Pronger played all 23 games in the 2010 Playoffs, compared to just three in 2011.
Q: Have you been watching the NHL Playoffs? Are you finding yourself rooting for anybody in particular, maybe a former teammate, anything like that?
 
“I have not watched, I have watched some highlights, but I haven’t been watching too intently. I have not been rooting for anyone, just rooting for long series. I want every series to go seven.”
 
Q: At the end of the season, Paul [Holmgren] said he couldn’t figure out why this team didn’t play as well as it did the first half of the season. Do you have any thoughts about that at all?
 
“I don’t. You know, I think everybody would have liked to get better as the season progressed and those are the teams that usually progress further into the playoffs. I think we’ve seen that with the four teams that are in the conference finals. All four of those teams got better as the season went along and that’s what you need to do be successful is playing your best hockey at the right times, and we weren’t.

“That is something for whatever reason we didn’t do. I don’t think I have an answer for why. I know you’ve got a lot of opinions on it. I couldn’t give you the answer as to why.  There’s going to be 29 other teams in the same boat as us. So, it sucks. You set out to have a goal and you don’t achieve that goal it’s very disappointing.

“There are always arm chair quarterbacks, there’s always people looking in, looking for excuses or answers as to why this happened, that happened. At the end of the day, we didn’t get the job done.

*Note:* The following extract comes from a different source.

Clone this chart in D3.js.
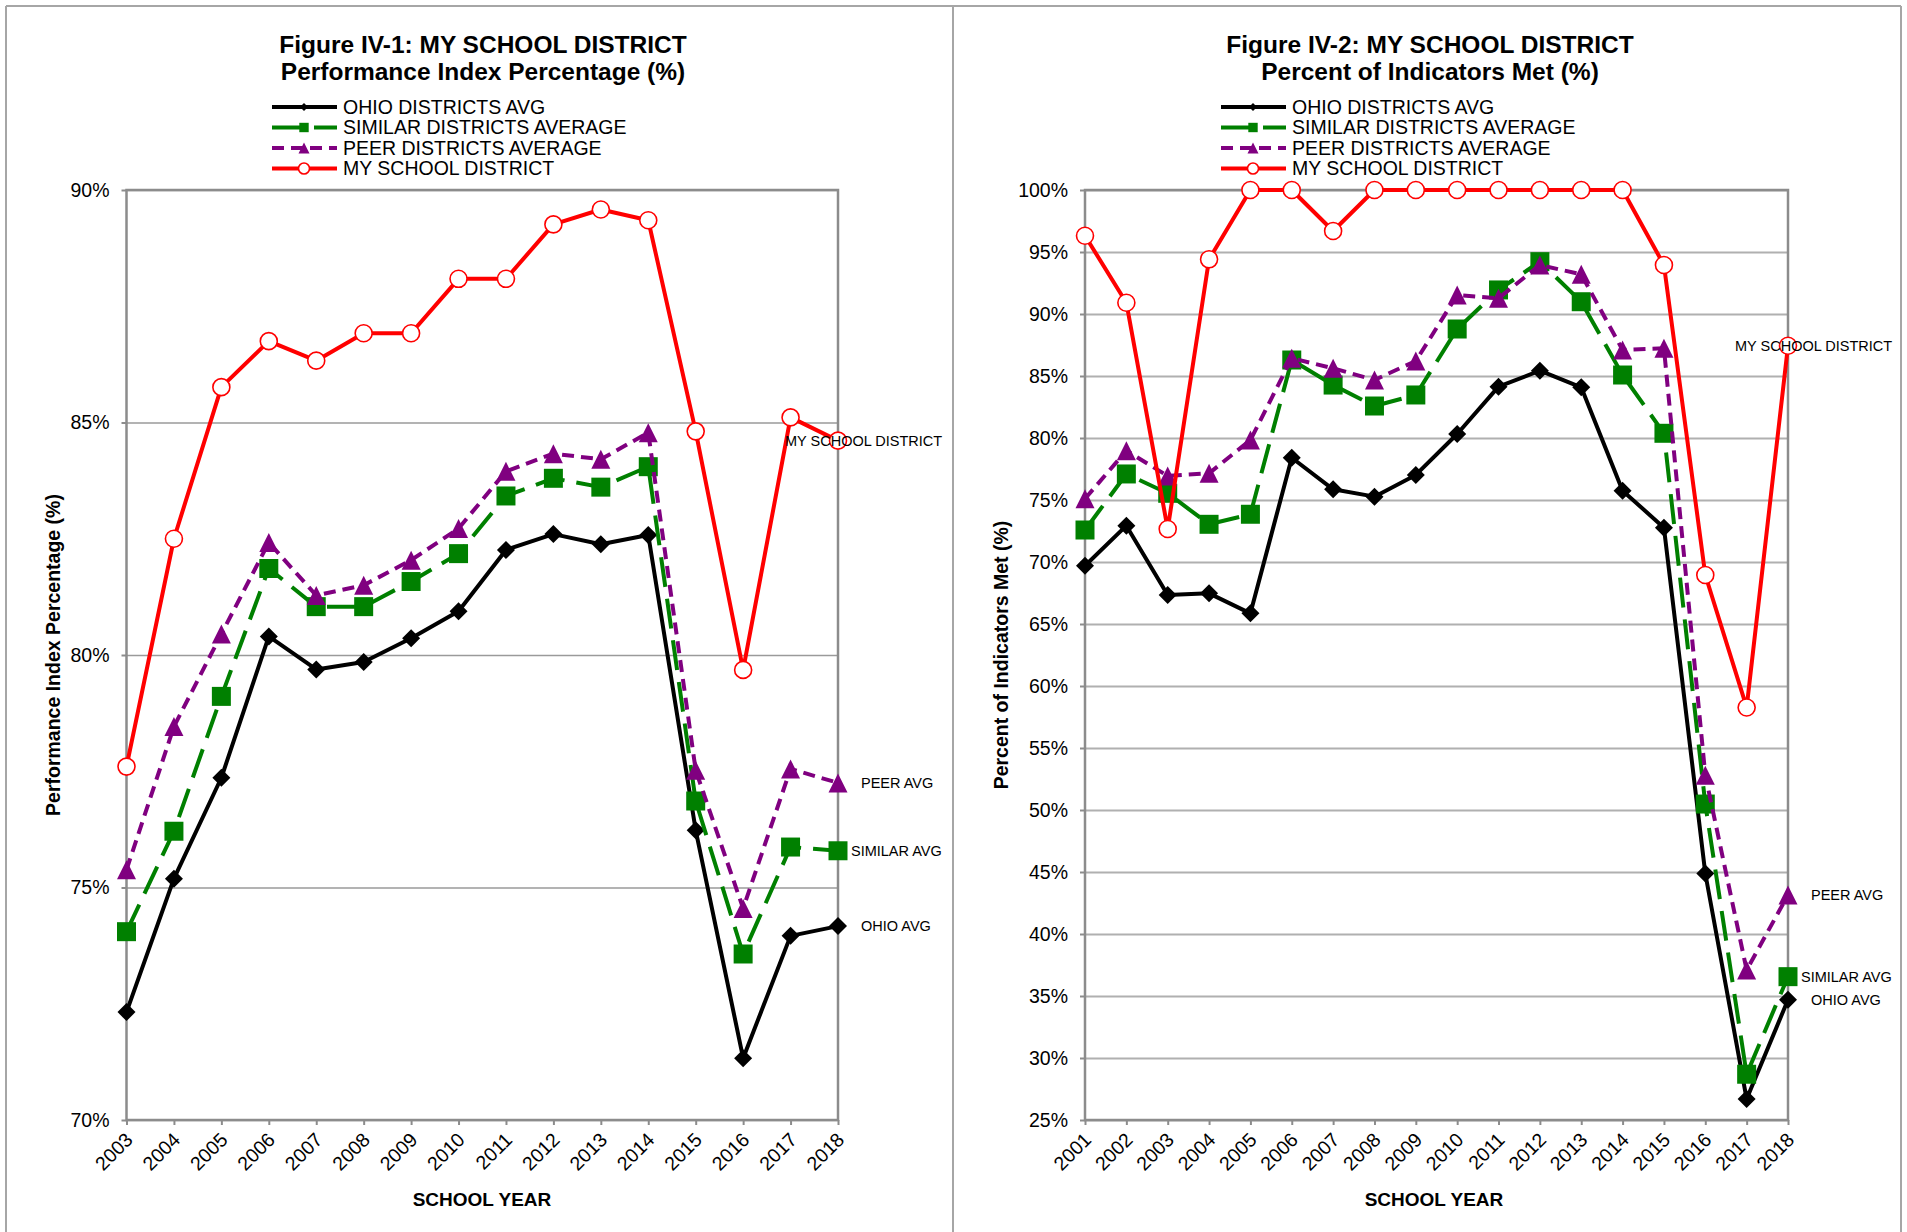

We’ve got to use the summer properly and make sure we are ready to go for September, whatever the start of camp is 15th or 16th, make sure once we set foot on the ice, we’re focused and understand what we need to do to be successful and follow through on that.”

Chris Pronger seen with bandages while interviewing with ABC6.
 
Q: Coming off that, a lot of fingers were pointed at Mike Richards, I am sure you have heard some of the things that were said about him…
 
“I have not. I have not. I have a simple answer for you. When a team wins, players get pats on the back or get all the credit. That’s usually your captain, your goalie, all the rest of that. When you lose, whether it’s fair or unfair, the people that get criticized are your captain, and your goalie, and all the way down the line. This is a team sport and for you to be successful you need everyone around you to play well. Whether it’s [Michael Richards], [Jeff Carter], myself, [Kimmo Timonen], [Brian Boucher], [Sergei Bobrovsky]; I mean it’s not just one guy.

“People can say whatever they want about Richie, but at the end of the day you have to realize it’s a team sport. I saw one headline ‘should Mike Richards step away for a year from the C.’ What good does that do? That is the most ridiculous thought I have heard yet. This is on-the-job training for Mike. I was brought in to help him be a captain and do all the rest of that and kind of help with my experiences.

“I think I got here, he was 24, he’s now 26. I think he’s made some strides. Everybody does things their own way. I wasn’t always this vocal with the media or this patient. It takes time, you have to have those experiences. I think when you go through tough times, maybe this is one of them for him, you learn an awful lot about yourself, you gain a lot of experience. This game and life is not easy.  Nothing in life worthwhile is easy.  If it was, everyone would be able to do it.

“You learn how to handle different situations and it only makes you better as a player and a person, because you can always look back on those tough times and [know] I was able to come through those with my head held high and better. So will Mike. I went through them as a young captain; I went through them as a player. Getting booed, getting mouthed off walking out of the rink and wanting to fight guys after games and all the rest of it. It’s not easy, especially on a team when the expectations are this high and the fans are this passionate.

“That’s all experience. I think it’s a little ridiculous to be blaming one person.  We win as a team and lose as a team – period, end of story.”